Many creditors and collection agencies try to scare people with horror stories about what filing for bankruptcy will do to their credit rating. This leads many people to believe that their credit rating will be destroyed forever and that the impact of filing for bankruptcy in Ontario or anywhere else in the country is irreparable. This isn’t true. When you file for bankruptcy, your credit rating is shown as R9. This is the lowest possible rating. This remains for the duration of the bankruptcy period, which is typically between nine and 21 months if it is your first time filing for bankruptcy. The period is longer if you have filed for bankruptcy in the past. When you are discharged from bankruptcy, the fact that you filed for bankruptcy remains on your credit report for six years (if it is the first time you have filed for bankruptcy.) However, once you have been discharged from bankruptcy, you can begin to rebuild your credit rating. While it is true that filing for bankruptcy in Ontario or anywhere in Canada hurts your credit rating, it’s important to remember that there is a very good chance that your credit rating has already been hurt by your financial history. If you are in a position where filing for bankruptcy makes financial sense for you, you have likely already missed debt payments or paid your bills late. This behaviour negatively affects your credit rating. One of the most important aspects that the credit bureaus use to determine your credit rating is if you pay your bills on time. Therefore, whether you file for bankruptcy or not, being in a high amount of debt and missing payments will hurt your credit and make it more difficult for you to get a loan in the future.
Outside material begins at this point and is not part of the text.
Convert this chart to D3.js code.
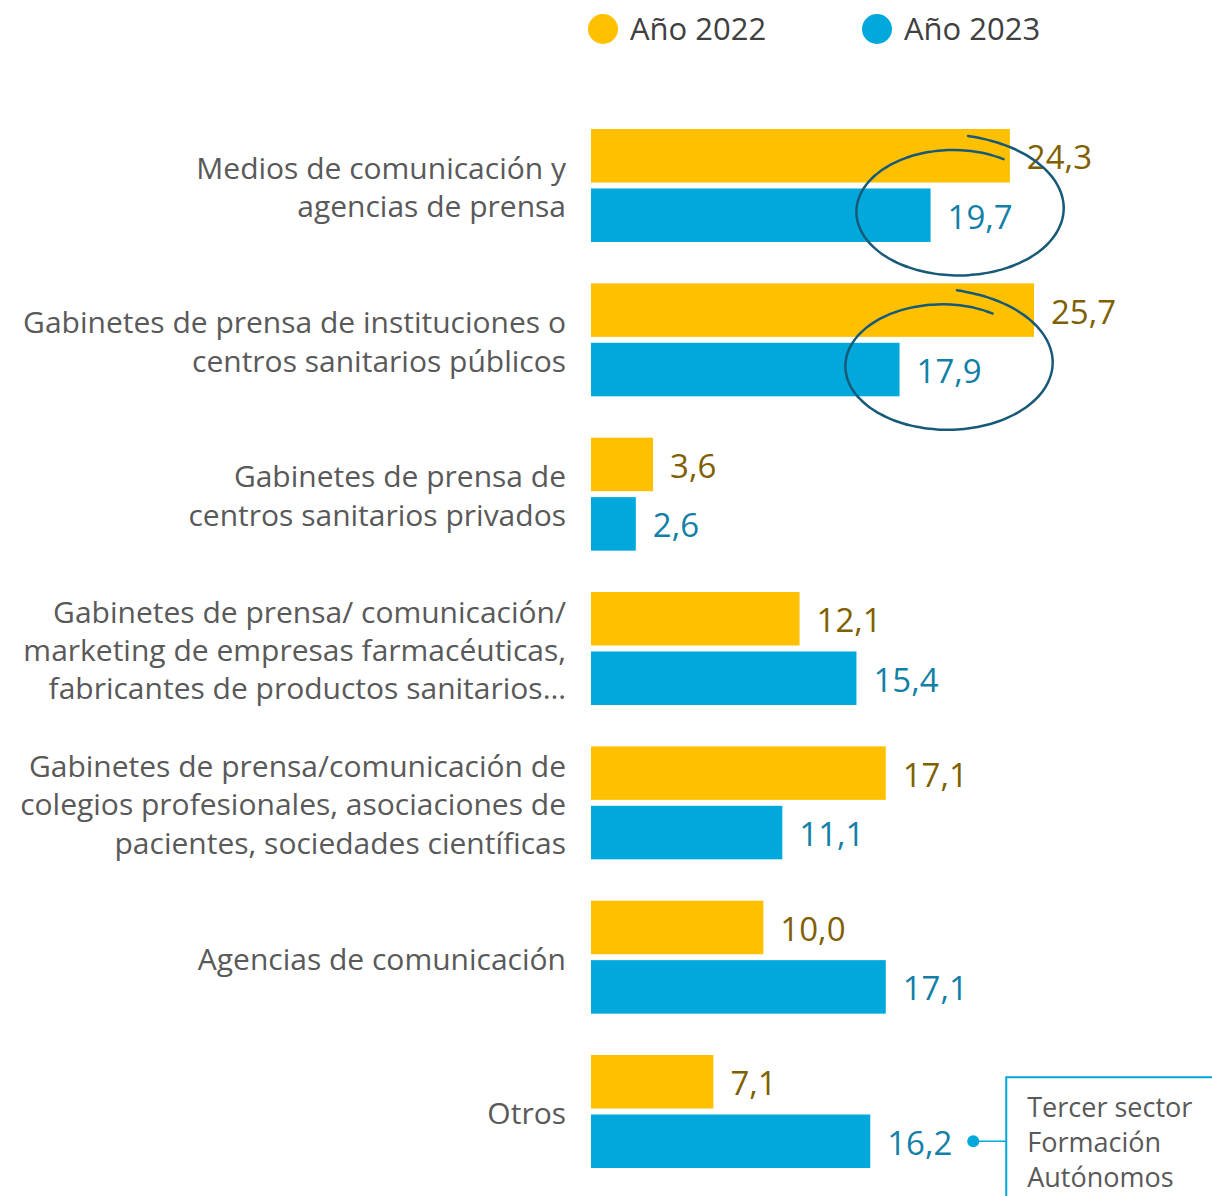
<!DOCTYPE html>
<html>
<head>
<meta charset="utf-8">
<script src="https://cdn.jsdelivr.net/npm/d3@7"></script>
<style>
  body { margin: 0; background: #fff; }
  svg { display: block; font-family: 'Open Sans', sans-serif; }
</style>
</head>
<body>
<script>
const categories = [
  ['Medios de comunicación y', 'agencias de prensa'],
  ['Gabinetes de prensa de instituciones o', 'centros sanitarios públicos'],
  ['Gabinetes de prensa de', 'centros sanitarios privados'],
  ['Gabinetes de prensa/ comunicación/', 'marketing de empresas farmacéuticas,', 'fabricantes de productos sanitarios…'],
  ['Gabinetes de prensa/comunicación de', 'colegios profesionales, asociaciones de', 'pacientes, sociedades científicas'],
  ['Agencias de comunicación'],
  ['Otros']
]
const years = ['Año 2022', 'Año 2023']
const values2022 = [24.3, 25.7, 3.6, 12.1, 17.1, 10.0, 7.1]
const values2023 = [19.7, 17.9, 2.6, 15.4, 11.1, 17.1, 16.2]
const circled = [0, 1]
const otrosNote = ['Tercer sector', 'Formación', 'Autónomos']

const width = 1212
const height = 1196
const colors = ['#FFC000', '#00A8DC']
const labelColors = ['#7F6000', '#127FA8']

const svg = d3.select('body').append('svg')
  .attr('width', width)
  .attr('height', height)

const x = d3.scaleLinear().domain([0, 25.7]).range([591, 1034])

const y = d3.scaleBand()
  .domain(d3.range(categories.length))
  .range([129, 1168])
  .paddingInner(0.268)

const ySub = d3.scaleBand()
  .domain([0, 1])
  .range([0, y.bandwidth()])
  .paddingInner(0.1)

const fmt = v => v.toFixed(1).replace('.', ',')

// legend
const legend = svg.append('g')
legend.selectAll('g')
  .data(years)
  .enter()
  .append('g')
  .attr('transform', (d, i) => `translate(${603 + i * 274},29)`)
  .each(function (d, i) {
    const g = d3.select(this)
    g.append('circle').attr('r', 15).attr('fill', colors[i])
    g.append('text')
      .attr('x', 27)
      .attr('dy', '0.35em')
      .attr('font-size', 31)
      .attr('fill', '#404040')
      .text(d)
  })

const rows = categories.map((c, i) => ({ i, lines: c, vals: [values2022[i], values2023[i]] }))

const group = svg.append('g')
  .selectAll('g')
  .data(rows)
  .enter()
  .append('g')
  .attr('transform', d => `translate(0,${y(d.i)})`)

// category labels
group.append('text')
  .attr('text-anchor', 'end')
  .attr('font-size', 30)
  .attr('fill', '#595959')
  .each(function (d) {
    const n = d.lines.length
    const lh = 38.5
    d3.select(this).selectAll('tspan')
      .data(d.lines)
      .enter()
      .append('tspan')
      .attr('x', 566)
      .attr('y', (l, k) => y.bandwidth() / 2 + 2 + (k - (n - 1) / 2) * lh)
      .attr('dy', '0.35em')
      .text(l => l)
  })

// bars
group.selectAll('rect')
  .data(d => d.vals)
  .enter()
  .append('rect')
  .attr('x', x(0))
  .attr('y', (v, k) => ySub(k))
  .attr('width', v => x(v) - x(0))
  .attr('height', ySub.bandwidth())
  .attr('fill', (v, k) => colors[k])

// value labels
group.selectAll('text.val')
  .data(d => d.vals)
  .enter()
  .append('text')
  .attr('class', 'val')
  .attr('x', v => x(v) + 17)
  .attr('y', (v, k) => ySub(k) + ySub.bandwidth() / 2 + 2)
  .attr('dy', '0.35em')
  .attr('font-size', 33)
  .attr('fill', (v, k) => labelColors[k])
  .text(fmt)

// hand drawn circles round the 2023 labels
const loopShift = [27, 47]
const loop = d3.line().curve(d3.curveBasis)
circled.forEach((i, j) => {
  const cx = x(values2023[i]) + loopShift[j]
  const cy = y(i) + ySub(1) + ySub.bandwidth() / 2 - 4
  const rx = 102
  const ry = 64
  const a0 = -85 * Math.PI / 180
  const a1 = 299 * Math.PI / 180
  const pts = d3.range(0, 1.0001, 0.01).map(p => {
    const a = a0 + (a1 - a0) * p
    const s = 1 + 0.18 * Math.pow(1 - p, 6) - 0.07 * Math.pow(p, 6)
    return [cx + rx * s * Math.cos(a), cy + ry * s * Math.sin(a)]
  })
  svg.append('path')
    .attr('d', loop(pts))
    .attr('fill', 'none')
    .attr('stroke', '#175A78')
    .attr('stroke-width', 2.5)
    .attr('stroke-linecap', 'round')
})

// callout for "Otros"
const last = categories.length - 1
const dotX = x(values2023[last]) + 103
const dotY = y(last) + ySub(1) + ySub.bandwidth() / 2
const boxX = dotX + 33
svg.append('line')
  .attr('x1', dotX).attr('x2', boxX)
  .attr('y1', dotY).attr('y2', dotY)
  .attr('stroke', '#00A8DC')
  .attr('stroke-width', 1.5)
svg.append('circle')
  .attr('cx', dotX).attr('cy', dotY)
  .attr('r', 6)
  .attr('fill', '#00A8DC')
svg.append('rect')
  .attr('x', boxX).attr('y', dotY - 64)
  .attr('width', 300).attr('height', 200)
  .attr('fill', 'none')
  .attr('stroke', '#00A8DC')
  .attr('stroke-width', 2)
svg.append('text')
  .attr('font-size', 27)
  .attr('fill', '#595959')
  .selectAll('tspan')
  .data(otrosNote)
  .enter()
  .append('tspan')
  .attr('x', boxX + 21)
  .attr('y', (d, k) => dotY - 34 + k * 35)
  .attr('dy', '0.35em')
  .text(d => d)
</script>
</body>
</html>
However, filing for bankruptcy can actually improve your financial situation in the long term. The bankruptcy process will free you from being hounded by debt collectors and eliminate most (if not all) of your debts. This puts you in a position where you can begin to rebuild your credit rating and improve your financial situation. Doing nothing and continuing to miss payments and make payments late can not only hurt your credit rating, but it can also open you up to legal action from your creditors. Filing for bankruptcy in Ontario or anywhere else in the country protects you from such legal action.
All About Credit Scores and Credit Ratings
In order to understand what needs to be done to rebuild your credit following a bankruptcy, it helps to learn more about credit scores, credit ratings and how they are calculated and recorded. Everyone who has ever borrowed money in Canada has a credit report. The two major credit bureaus in Canada that prepare these reports are TransUnion Canada and Equifax Canada. Every loan that you have taken out in the last six years is listed on your credit report. Your credit report also includes information on how often you pay your bills, how much you owe and your limit on each account as well as information on which credit grantors have accessed your report. The credit bureaus use the details in your credit report to calculate your credit score. Your credit score is a three-digit number that represents this information. Credit score numbers range between 300 and 900, and the higher the number the better. The exact formula that the credit bureaus use to calculate your credit score is kept secret. However, the factors that impact a credit score are known. Your payment history is generally considered one of the most important factors. Paying bills on time is a very important part of a good credit score.
Repairing your Credit Score after Bankruptcy in Ontario
Since paying bills on time is an important factor used to calculate your credit score, it makes sense that you need to borrow money and repay it on time in order to improve your credit score. You may be concerned that no one will lend you money after you’ve filed for bankruptcy. While it may be more difficult to get loans when you have a bad credit rating (either due to bankruptcy or due to not paying your bills on time) there are options. One option is a secured credit card. With a secured credit card, you put down a deposit that becomes the credit limit for the card. You can then use this card when you make purchases and the lender holds your deposit for as long as you have the card. Using the card and paying the bill as it becomes due can help you rebuild your credit rating. However, prepaid cards where you can only use the card until the amount on the card is exhausted do not affect your credit rating. In addition, when you file for bankruptcy in Ontario, one of your duties is to take two financial counselling classes. These classes won’t just teach you budgeting and money management. They also teach you other ways to rebuild your credit following bankruptcy. Following good credit practices will help you rebuild and repair your credit rating.